> [Exercise directions]: Below this line is a listing that includes pictures. Copy exactly, and only, the lines from the one containing "Convert this chart" through the one containing "import pandas as pd"; the pictures do not go in the copy.

--- start Raw data ---

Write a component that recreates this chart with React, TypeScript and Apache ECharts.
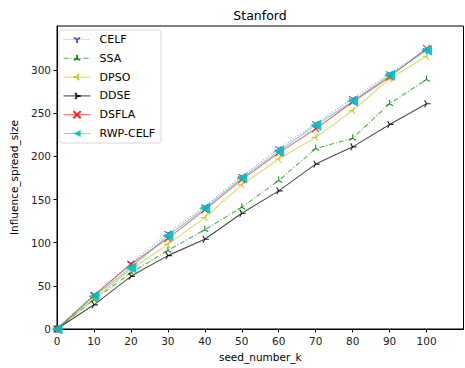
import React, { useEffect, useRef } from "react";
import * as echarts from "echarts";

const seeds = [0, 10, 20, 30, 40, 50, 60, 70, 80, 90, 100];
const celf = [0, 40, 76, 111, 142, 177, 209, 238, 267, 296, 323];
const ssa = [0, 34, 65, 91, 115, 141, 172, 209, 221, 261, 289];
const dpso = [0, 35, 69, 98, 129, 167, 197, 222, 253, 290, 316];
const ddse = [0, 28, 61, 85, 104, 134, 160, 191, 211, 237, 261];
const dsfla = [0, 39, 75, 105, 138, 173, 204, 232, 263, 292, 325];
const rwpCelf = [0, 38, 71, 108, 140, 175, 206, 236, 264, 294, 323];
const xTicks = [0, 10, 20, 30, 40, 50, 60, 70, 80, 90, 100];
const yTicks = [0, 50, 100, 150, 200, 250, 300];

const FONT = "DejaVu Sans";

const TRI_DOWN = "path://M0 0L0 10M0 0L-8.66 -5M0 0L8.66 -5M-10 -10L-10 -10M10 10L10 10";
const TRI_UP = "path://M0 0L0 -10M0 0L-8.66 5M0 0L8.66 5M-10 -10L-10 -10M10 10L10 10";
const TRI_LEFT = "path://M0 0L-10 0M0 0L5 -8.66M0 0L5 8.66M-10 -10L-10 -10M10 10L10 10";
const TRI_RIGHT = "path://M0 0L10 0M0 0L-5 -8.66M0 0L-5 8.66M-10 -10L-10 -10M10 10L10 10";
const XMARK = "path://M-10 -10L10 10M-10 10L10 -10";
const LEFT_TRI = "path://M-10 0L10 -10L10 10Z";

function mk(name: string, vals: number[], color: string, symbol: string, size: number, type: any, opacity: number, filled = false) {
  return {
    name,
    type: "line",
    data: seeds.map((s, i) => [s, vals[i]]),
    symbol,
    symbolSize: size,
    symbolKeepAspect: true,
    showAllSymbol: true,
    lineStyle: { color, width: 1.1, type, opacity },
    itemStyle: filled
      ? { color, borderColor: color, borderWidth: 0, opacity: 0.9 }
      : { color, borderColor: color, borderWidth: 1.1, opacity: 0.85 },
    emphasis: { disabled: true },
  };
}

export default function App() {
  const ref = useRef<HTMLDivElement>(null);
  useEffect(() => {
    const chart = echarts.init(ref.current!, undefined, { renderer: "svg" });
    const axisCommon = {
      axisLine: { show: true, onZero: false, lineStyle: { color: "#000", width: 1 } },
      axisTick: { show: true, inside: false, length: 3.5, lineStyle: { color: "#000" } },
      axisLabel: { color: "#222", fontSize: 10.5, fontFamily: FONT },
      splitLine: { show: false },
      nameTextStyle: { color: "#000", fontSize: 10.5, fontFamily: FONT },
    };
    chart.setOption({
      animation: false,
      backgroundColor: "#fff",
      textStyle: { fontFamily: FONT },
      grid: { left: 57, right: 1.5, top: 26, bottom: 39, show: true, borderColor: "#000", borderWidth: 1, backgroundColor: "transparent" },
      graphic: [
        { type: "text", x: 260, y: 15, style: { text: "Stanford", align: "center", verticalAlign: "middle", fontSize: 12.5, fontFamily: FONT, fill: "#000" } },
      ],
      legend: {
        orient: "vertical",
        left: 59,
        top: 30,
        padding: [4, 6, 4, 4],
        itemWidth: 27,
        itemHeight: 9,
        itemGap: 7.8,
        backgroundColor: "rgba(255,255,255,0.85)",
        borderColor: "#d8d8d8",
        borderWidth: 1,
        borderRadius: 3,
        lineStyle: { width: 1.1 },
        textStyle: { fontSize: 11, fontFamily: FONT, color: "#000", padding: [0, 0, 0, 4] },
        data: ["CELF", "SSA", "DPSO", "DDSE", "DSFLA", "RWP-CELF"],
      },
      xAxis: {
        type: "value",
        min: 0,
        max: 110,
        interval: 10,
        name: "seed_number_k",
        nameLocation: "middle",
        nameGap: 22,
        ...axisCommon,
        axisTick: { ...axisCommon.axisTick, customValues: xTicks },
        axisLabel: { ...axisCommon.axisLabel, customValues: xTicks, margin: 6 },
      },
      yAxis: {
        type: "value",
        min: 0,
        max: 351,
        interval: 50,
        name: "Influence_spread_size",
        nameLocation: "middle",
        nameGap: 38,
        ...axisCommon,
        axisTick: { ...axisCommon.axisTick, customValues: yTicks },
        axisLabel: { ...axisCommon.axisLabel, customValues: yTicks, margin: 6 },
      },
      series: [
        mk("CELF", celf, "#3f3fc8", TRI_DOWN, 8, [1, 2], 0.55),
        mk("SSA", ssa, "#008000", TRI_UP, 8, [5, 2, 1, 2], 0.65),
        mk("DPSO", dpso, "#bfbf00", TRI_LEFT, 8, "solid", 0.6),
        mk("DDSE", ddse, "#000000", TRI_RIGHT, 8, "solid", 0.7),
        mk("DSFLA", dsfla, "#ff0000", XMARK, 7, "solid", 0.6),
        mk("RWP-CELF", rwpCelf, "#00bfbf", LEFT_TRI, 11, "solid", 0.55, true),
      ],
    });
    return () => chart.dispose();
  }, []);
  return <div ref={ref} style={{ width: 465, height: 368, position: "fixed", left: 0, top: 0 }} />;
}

--- end Raw data ---
--- start Raw data ---

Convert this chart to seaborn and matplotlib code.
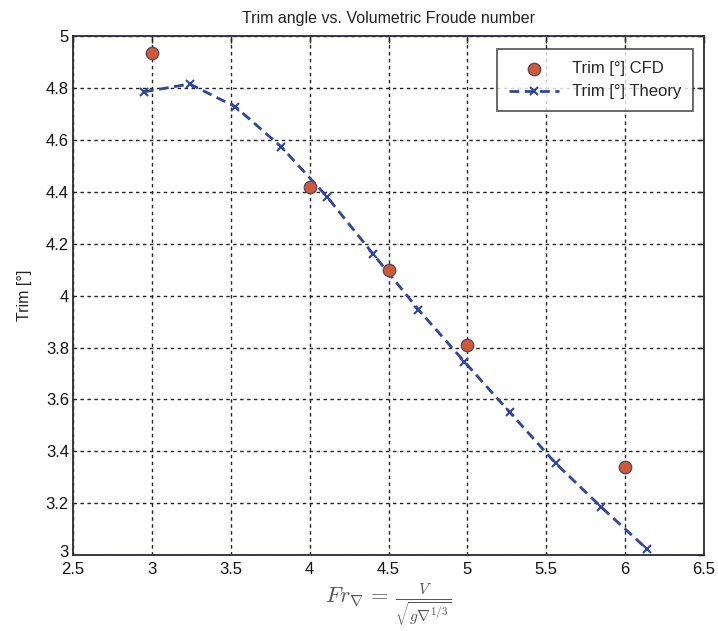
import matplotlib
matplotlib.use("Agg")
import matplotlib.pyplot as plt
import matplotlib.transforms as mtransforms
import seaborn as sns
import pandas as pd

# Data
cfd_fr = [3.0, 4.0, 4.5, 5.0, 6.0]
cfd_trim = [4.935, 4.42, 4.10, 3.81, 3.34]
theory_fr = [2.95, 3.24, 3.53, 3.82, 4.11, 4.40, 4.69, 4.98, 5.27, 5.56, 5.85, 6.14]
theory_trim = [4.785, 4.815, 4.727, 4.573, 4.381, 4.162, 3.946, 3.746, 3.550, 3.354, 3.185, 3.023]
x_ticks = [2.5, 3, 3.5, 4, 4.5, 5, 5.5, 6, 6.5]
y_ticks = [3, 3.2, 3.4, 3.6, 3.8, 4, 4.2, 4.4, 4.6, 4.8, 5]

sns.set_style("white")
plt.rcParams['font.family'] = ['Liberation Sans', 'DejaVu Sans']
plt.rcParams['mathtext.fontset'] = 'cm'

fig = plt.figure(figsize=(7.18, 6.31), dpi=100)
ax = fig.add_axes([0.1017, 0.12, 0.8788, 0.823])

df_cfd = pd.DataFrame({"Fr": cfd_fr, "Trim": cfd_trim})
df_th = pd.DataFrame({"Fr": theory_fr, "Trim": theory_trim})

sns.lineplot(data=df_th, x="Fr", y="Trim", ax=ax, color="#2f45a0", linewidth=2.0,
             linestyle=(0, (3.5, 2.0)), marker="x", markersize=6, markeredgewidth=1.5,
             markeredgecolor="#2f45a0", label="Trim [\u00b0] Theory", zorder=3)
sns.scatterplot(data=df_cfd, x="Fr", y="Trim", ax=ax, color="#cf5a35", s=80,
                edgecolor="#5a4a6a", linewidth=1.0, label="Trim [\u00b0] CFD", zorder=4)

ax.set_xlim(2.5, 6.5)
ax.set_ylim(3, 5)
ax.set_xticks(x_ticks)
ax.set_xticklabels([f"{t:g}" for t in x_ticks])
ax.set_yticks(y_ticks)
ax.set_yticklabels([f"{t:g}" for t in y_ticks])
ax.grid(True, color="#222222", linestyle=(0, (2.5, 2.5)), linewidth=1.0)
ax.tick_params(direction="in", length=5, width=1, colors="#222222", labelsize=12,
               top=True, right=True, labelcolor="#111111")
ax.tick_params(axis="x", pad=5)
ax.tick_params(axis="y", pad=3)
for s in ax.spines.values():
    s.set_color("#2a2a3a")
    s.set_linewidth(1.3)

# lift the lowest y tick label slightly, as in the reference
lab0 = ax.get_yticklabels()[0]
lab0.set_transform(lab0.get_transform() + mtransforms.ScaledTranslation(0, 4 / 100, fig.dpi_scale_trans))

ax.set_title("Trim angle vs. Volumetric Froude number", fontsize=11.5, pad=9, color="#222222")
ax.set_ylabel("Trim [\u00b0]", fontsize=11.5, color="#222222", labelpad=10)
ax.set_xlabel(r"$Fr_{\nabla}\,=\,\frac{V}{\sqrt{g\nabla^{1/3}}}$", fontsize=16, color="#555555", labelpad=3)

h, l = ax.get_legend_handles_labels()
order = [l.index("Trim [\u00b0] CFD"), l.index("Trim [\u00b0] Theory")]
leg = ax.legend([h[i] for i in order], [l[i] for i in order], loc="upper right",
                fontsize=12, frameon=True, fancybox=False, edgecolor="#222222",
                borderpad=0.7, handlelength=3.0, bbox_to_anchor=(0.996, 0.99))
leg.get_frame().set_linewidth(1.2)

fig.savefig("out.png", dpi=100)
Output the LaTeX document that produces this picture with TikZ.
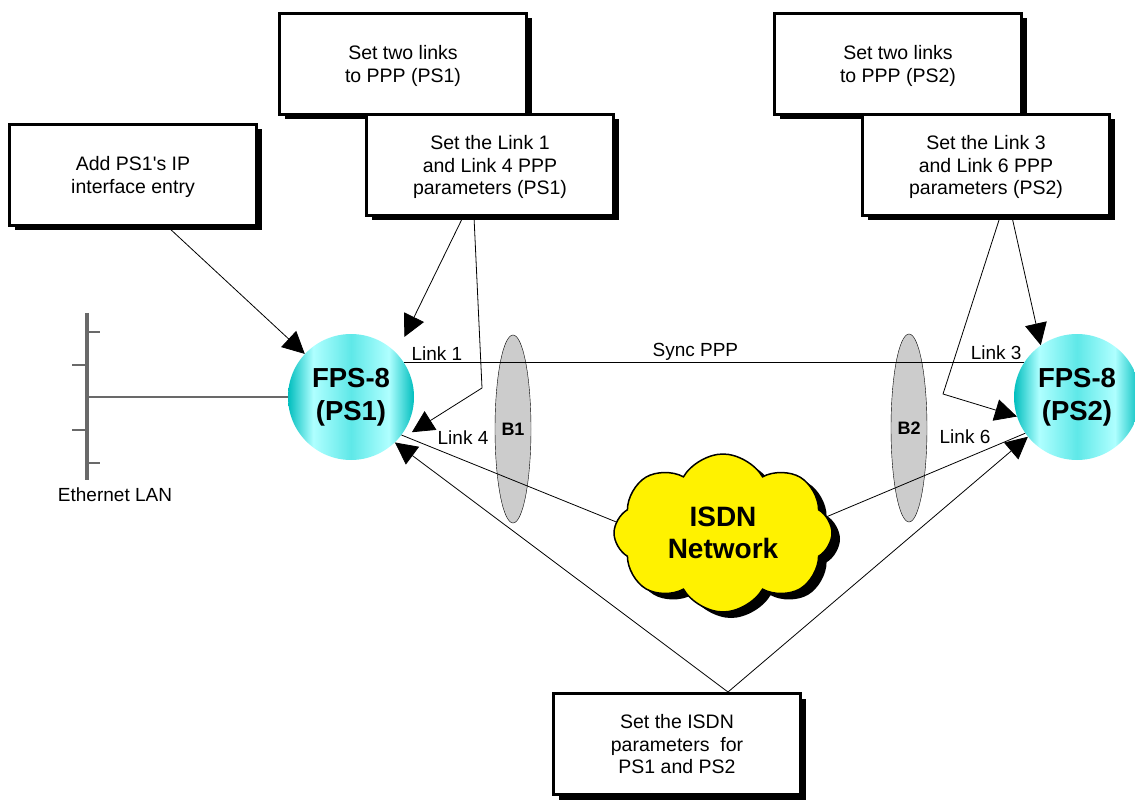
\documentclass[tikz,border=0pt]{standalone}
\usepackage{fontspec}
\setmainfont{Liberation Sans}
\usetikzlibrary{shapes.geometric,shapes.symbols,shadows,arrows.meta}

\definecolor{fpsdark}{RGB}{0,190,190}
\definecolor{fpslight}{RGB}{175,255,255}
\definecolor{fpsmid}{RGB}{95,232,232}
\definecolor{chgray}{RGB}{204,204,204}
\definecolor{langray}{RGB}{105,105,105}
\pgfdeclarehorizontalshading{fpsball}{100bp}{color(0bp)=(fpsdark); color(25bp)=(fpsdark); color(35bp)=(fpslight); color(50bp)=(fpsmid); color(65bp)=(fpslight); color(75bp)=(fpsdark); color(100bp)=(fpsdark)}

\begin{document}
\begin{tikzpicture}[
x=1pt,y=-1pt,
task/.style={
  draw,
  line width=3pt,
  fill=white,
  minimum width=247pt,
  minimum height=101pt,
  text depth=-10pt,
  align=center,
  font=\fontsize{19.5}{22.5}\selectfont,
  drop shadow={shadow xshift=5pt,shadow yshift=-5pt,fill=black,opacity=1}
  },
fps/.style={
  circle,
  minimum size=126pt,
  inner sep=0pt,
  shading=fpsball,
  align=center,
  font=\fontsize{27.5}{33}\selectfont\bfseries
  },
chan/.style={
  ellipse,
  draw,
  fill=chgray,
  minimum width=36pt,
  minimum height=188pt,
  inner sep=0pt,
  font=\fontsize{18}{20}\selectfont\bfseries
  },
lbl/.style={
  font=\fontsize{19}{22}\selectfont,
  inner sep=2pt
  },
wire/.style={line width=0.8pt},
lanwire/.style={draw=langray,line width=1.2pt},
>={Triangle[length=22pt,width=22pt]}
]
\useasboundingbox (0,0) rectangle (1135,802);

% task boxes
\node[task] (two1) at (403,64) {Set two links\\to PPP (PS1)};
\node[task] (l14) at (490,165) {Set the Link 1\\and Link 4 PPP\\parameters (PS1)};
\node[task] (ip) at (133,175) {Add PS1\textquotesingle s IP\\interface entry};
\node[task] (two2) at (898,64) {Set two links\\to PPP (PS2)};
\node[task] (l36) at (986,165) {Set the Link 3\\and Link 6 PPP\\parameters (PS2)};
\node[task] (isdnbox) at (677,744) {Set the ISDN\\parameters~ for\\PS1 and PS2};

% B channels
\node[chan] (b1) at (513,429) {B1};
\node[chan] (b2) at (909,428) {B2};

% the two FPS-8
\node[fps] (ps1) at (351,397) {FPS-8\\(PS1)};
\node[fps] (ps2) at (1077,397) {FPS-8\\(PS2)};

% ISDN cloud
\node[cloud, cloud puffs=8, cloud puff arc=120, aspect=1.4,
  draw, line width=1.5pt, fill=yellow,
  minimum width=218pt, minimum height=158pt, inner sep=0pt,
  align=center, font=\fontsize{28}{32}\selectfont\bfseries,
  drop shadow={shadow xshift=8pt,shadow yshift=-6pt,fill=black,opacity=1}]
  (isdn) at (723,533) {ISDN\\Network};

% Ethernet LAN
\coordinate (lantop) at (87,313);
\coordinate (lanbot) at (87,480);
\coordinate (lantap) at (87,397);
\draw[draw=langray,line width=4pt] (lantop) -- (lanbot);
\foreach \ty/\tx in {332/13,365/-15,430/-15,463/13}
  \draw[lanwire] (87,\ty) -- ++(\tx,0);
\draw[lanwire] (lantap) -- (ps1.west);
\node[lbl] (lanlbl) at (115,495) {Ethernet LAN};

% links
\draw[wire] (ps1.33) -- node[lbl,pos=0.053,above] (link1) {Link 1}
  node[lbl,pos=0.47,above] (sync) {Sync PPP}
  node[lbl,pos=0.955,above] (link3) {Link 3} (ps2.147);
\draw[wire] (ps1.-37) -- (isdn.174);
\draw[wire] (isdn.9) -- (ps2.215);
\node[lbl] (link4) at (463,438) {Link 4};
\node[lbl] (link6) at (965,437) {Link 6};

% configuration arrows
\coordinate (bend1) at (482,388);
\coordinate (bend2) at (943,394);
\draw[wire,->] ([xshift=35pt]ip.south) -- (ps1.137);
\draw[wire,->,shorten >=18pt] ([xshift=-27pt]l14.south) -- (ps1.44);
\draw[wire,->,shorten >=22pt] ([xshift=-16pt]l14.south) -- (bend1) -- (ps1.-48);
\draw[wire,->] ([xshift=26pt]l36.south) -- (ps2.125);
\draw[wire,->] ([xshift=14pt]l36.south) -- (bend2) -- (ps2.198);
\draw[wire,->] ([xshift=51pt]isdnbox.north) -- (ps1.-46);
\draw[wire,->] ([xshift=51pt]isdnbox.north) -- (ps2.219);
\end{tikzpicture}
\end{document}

--- end Raw data ---

> [Written solution]:
Convert this chart to seaborn and matplotlib code.
import matplotlib
matplotlib.use("Agg")
import matplotlib.pyplot as plt
import matplotlib.transforms as mtransforms
import seaborn as sns
import pandas as pd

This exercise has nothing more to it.